Podemos ainda observar o verso “Eu sou sua estrela”. A mídia cotidianamente denomina o BTS como “estrelas da música” e, ao subirem em um palco, isso se torna ainda mais inegável. Muito mais do que isso, os sete membros, de fato, são como estrelas nas vidas daqueles que os acompanham. Contudo, quando as luzes do palco se apagam e os aplausos, gritos e vozes cessam, o que resta não é o BTS como idols maquiados, que sorriem mesmo no cansaço ou que dançam mesmo na dor. Na escuridão, o que resta são os sete garotos, agora homens sul-coreanos, jovens, apaixonados pela vida e pela arte e que buscam compreender os limites e os pontos em comum entre quem são no palco e fora dele. Atualmente, podemos ver o BTS já sob uma outra postura, mais seguros e confiantes da sua identidade e trajetória. No entanto, essa jornada de autodescoberta foi um longo processo percorrido pelo grupo e que se tornava nítido em faixas como essa.

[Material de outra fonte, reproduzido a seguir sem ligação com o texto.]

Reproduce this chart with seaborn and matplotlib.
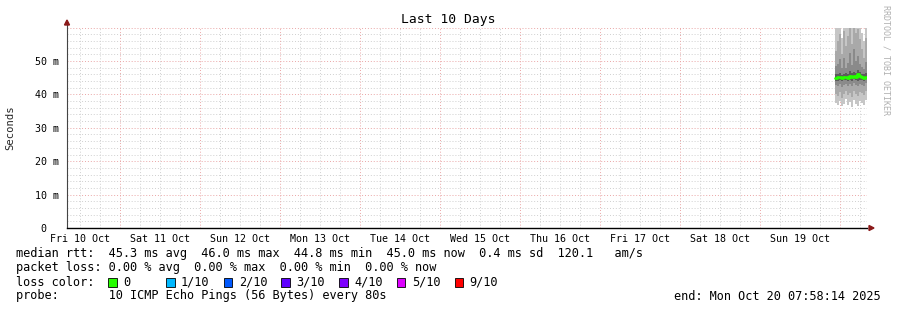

Finalmente, afirmar que o amor ou, ao menos, a ilusão do amor leva uma pessoa à loucura é um resumo muito certeiro de toda a discussão existente na letra dessa música, principalmente ao observarmos a loucura não apenas sob as conotações negativas que geralmente vemos, mas sim a loucura como uma alteração mental caracterizada pelo afastamento de uma pessoas das suas formas habituais de pensar, sentir e agir ou até mesmo como um sentimento que foge ao controle da razão. O amor pode, de fato, nos conduzir à loucura, a nos perdermos de nós mesmos.
O eu lírico, então, diz que se coloca como em uma equação - ou seja, um conjunto de “incógnitas” ou características que levam a um resultado - que se parece com ele o máximo possível, mas que não necessariamente representa quem ele é. Por meio dessa metáfora da equação, j-hope, na figura do eu lírico, se apresenta brilhantemente como uma variável, pois a variável é o caminho modificável para alcançarmos qualquer resultado desejado em uma conta. Por exemplo, se tenho uma equação x + 2 e desejo que o seu resultado seja 4, sei que o meu x deve ter o valor de 2. Assim, a partir da loucura dessa “equação” e se colocando como variável, ele pode entregar a essa pessoa - e veja que interessante os termos selecionados - “a resposta que ele fez”. Em outras palavras, o amor que ele direciona a esse alguém, a sua própria imagem como ele a apresenta a esse alguém nem sempre são o que são, mas são o que ele fez, o que ele construiu, o “número” que ele escolheu, o que ele pintou como uma obra de arte que não retrata a realidade. É um falso amor e uma falsa imagem. Esse sentido fica ainda mais nítido pela forma como, nos versos seguintes, o eu lírico se refere ao amor ou à sua imagem mascarada como “isso”, ou seja, como uma coisa, um objeto criado por ele.
Apesar disso, antes de voltar ao refrão para finalizar “Outro: Her”, j-hope canta que o eu lírico dá o seu máximo, doa tudo de si em favor desse amor, pois nessa pessoa amada ele, ainda assim, encontra um despertar, uma luz, um novo significado à própria existência.
A verdade é que as linhas são muito tênues. Quais são os limites entre amar e se perder no amor? Quais são os limites entre se reinventar no amor, encontrar nova identidade ou novas partes da sua personalidade nele e se deixar levar nesse processo? Quanto é ativo e quanto se torna passivo?
O amor é complexo - agora como adjetivo. E para questões complexas, não existem respostas simples como uma mera máscara que possam resolver todos os problemas. Como dizem, “o buraco é mais embaixo”.
À vista disso, “Outro: Her” foi, de fato, a música perfeita para finalizar o álbum Love Yourself: Her. Muito em breve, nos veríamos diante do segundo álbum da era, ou seja, Love Yourself: Tear, que viria discutir esses aspectos complexos do amor - identidade, ilusão, solidão e, sobretudo, a necessidade de colocarmos pontos finais em algumas das nossas histórias e atitudes. É por essa razão que a mensagem expressa na sua letra pode ser compreendida e aplicada em vários contextos. Um relacionamento amoroso. Uma amizade. Um relacionamento entre pais e filhos. E até mesmo o relacionamento entre o BTS - enquanto artistas - e o ARMY - enquanto fãs, como discutimos anteriormente.
Assim, essa canção toca na ferida e permite ao BTS e a nós enfrentarmos a rachadura das nossas próprias máscaras, da percepção de que aparência ao invés de essência pode nos levar apenas a andarmos em círculos no amor e em quem nós somos. E, sobretudo, da certeza de que o amor verdadeiro e a máscara jamais podem se colocar juntos sob um mesmo relacionamento.
Não seja para outro alguém uma estrela que sequer existe e, muito menos, uma estrela que não é enxergada por você mesmo.